Sarah Caldwell's 'Otello': leaving it to the singers
Boston
The theatrical possibilities in Verdi's "Otello" are countless -- from the opening raging storm to the final breath of a tragic hero whose suspicious nature destroyed his loved one and himself.
Sarah Caldwell had made her reputation as a theatrical stager of opera. And in this Opera Company of Boston production, James McCracken would be repeating his world- famous performance of the title role. Shirley Verrett would be tackling Desdemona for the first time.
As it all turned out, Miss Caldwell's direction proved surpassingly reticent in theatrical gesture, inspiring none of her performers with particular energy, noticeable interaction, or characterizational insight. It was as if she said to one and all, "You know what to do," and left it at that.
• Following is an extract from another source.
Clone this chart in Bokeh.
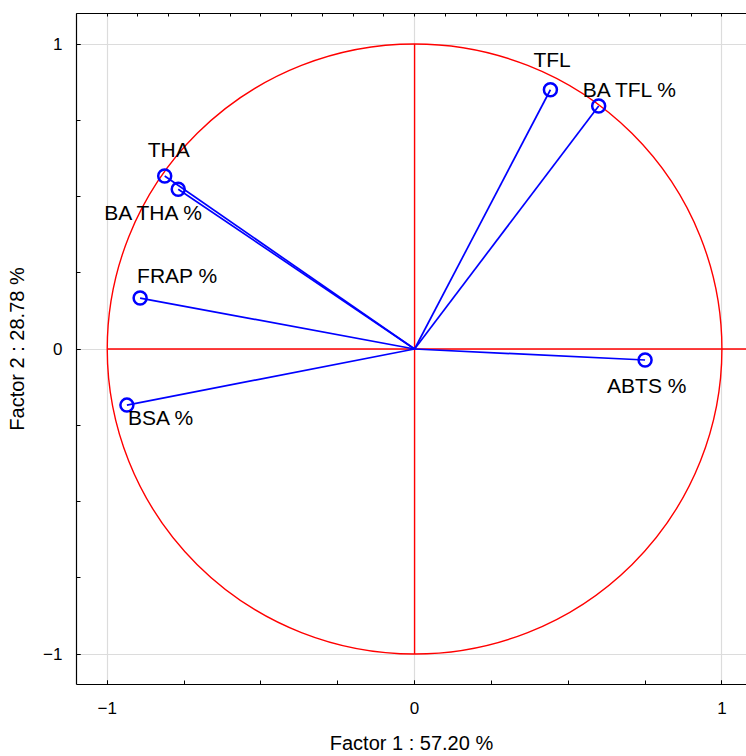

Mr. McCracken, who turned in such a fine Radames in Caldwell's stunning "Aida" last season, seemed rather listless and vocally tenuous at the third of four performances. Often he was asked to execute an odd gesture or make a peculiar lunge that threw his timing off.
Miss Verrett, on the other hand, seemed almost constantly to be a singer in search of a character. She was handsomely costumed, looked radiantly beautiful in alabaster makeup and an auburn wig, and sang with more security and sopranoish strength than has been the case in recent seasons. Yet only in the fourth act did she make Desdemona come alive.
John Reardon was the Iago, hardly a role would have associated him with. Vocally the performance lacked amplitude and stamina, but historically his was one of the best-detailed character portrayals seen on a Caldwell stage in too long a time. The rest of the cast was not up to the roles assigned, from Roelof Oostwoud's inadequate Cassio through to Fred Teschler's woolly Lodovico.
The chorus sounded thin. A wind machine appears to have replaced the organ pedal tone Verdi requested in the opening pages. The Herbert Senn and Helen Pond sets were refreshingly bright, Cypriot-Moorish.
The Alfredo Zedda performing edition was used, and in place of the traditional finale to the third act, the alternate Verdi wrote for the Paris Opera was offered. It differs in length, in the harmonic accompaniment to the basic line, and in texture. We can actually hear and follow all the plotting Iago initiates at this point, and the responses to his machinations.
But that clarity is at the expense of an insistent undertow that inexorably swells on arched lines to a shattering climax. Though the standard finale is the more dramatically compelling, it is wonderful to hear the alternate music -- and only Miss Caldwell seems interested in giving her audiences this kind of musical alternative.